Sequenze dal Villaggio ENI – Borca di Cadore
L’affresco sembra più una disciplina da montagna, però si è fatto anche in pianura, al mare in città. A mio avviso il suo luogo ideale è la montagna, anche i pigmenti sembrano tritume di pietra di montagna, un affresco terminato ha i colori delle alture, delle vette. Tutto è fatto per appuntire la vista agli occhi, come le mani che si appigliano a una roccia e muscolano tutto il corpo. L’occhio che si appiglia a un affresco e muscola allo stesso modo tutto il corpo, è una spinta verso l’alto – l’alto di un alto o l’alto di un basso. Non è importante. Importante è la spinta ricevuta dagli occhi – ora di fronte ho le Dolomiti bellunesi.
Si guarda il paesaggio, ma qui si è dentro un paesaggio costruito dagli uomini, un paesaggio a disposizione della “comunità”. Una articolata costruzione voluta da Enrico Mattei per l’ENI su progetto di Edoardo Gellner.
Mi domando perché il mio Paese non ha avuto, almeno da quando sono nato, un altro Enrico Mattei? Perché anche io nel mio contemporaneo non posso annoverare uomini come Mattei e invece, ho alle spalle un vuoto e per ora innanzi un altro vuoto. Però sono felice di questo vuoto pneumatico, quest’assenza di uomini che hanno pensato alla “comunità”, questo vuoto mi rende sempre più responsabile. Ora vengo da Borca di Cadore, dal Villaggio ENI, un dono per le Dolomiti. Conobbi la storia di Enrico Mattei attraverso il film di Francesco Rosi, poi mi sono informato da solo. Mi interessano molto le personalità di Enrico Mattei e di Adriano Olivetti, per me due nuovi San Francesco per l’Italia. Quell’Italia che si confrontava al mondo e non l’Italia che mi tocca conoscere, quella che si confronta a un se stesso umiliante.
Guardare e essere in questo paesaggio obbliga al pensiero di “costruzione” per il bene comune, un pensiero che abito da sempre. Attraverso questa costruzione paesaggistica e agli occhi si porge lo scenario cruento di quanto aiuto ha bisogno il mio Paese.

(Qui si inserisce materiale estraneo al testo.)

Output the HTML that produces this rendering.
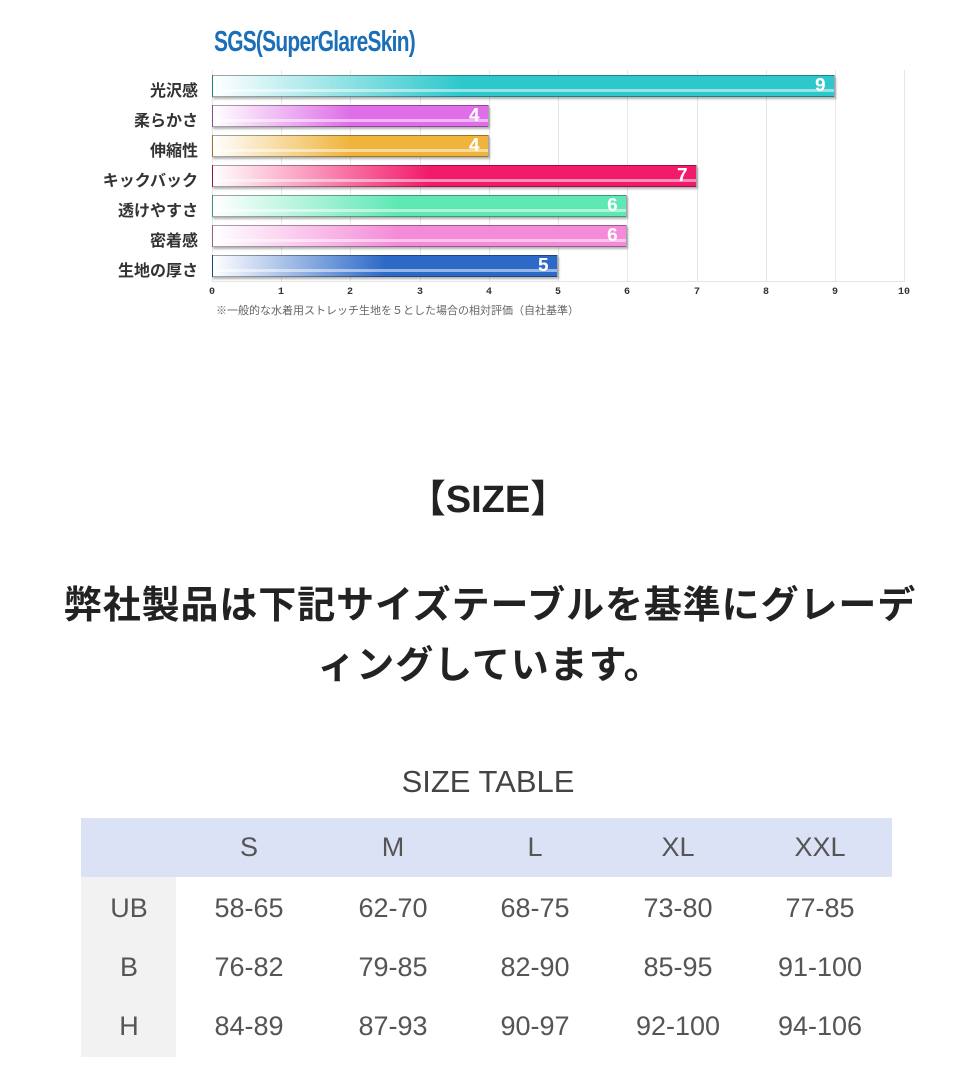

Leonardo Sinisgalli il poeta ingegnere, in quest’esplorazione è il mio Virgilio, leggo i suoi scritti da vent’anni, da vent’anni di suo non viene pubblicato nulla, se non da piccole case editrici. Nel Villaggio ENI, Sinisgalli mi mostra come camminare attraverso le Arti Applicate, l’idea della “Fabbrica”, un impegno serio nei confronti dell’altro come “comunità”, tutto questo si trasforma in uno strumento di riflessione. Sono rarissimi gli autori che in Italia mi lasciano riflettere come sa fare lui. Da autore di “figure scritte”, sono predisposto naturalmente alla lettura di ogni passo, ogni dettaglio. Questo paesaggio è una orchestra dove ogni vita suonava lo strumento intonato alla propria esistenza. Il mio sguardo vuole essere la cassarmonica dove di nuovo tutti questi suoni si incontrano e dialogano tra una nota e l’altra nel “sacro” paesaggio dolomitico.
L’alto tetto dell’Aula Magna della Colonia, riempie un vuoto triangolare lasciato nel paesaggio dalle cime del monte Antelao, tra la realtà del paesaggio e la costruzione dell’architettura appare una strana clessidra. Il gesto della natura e il gesto dell’uomo, granelli di sabbia che scivolando da una parte all’altra del cono ci suonano il trasporto del tempo e il nostro necessario intervenire con il compito che ci vede agli ordini. Quel compito che dovrebbe anche con inevitabili sforzi farci scalare verso le cime di un mondo che sta gridando il bisogno di avere il nostro aiuto. Una nuova preghiera per un’altra vita.
Come la rondine che sfiora velocemente l’acqua per inumidirsi il petto e portare quell’acqua al nido per consolidare gli interstizi fatti di terra e erba, così i miei occhi hanno sfiorato questo “paesaggio-gesto” per consolidare il “fare”, quel “fare” che non vuole essere altro che un provvisorio nido d’ospitalità su terra.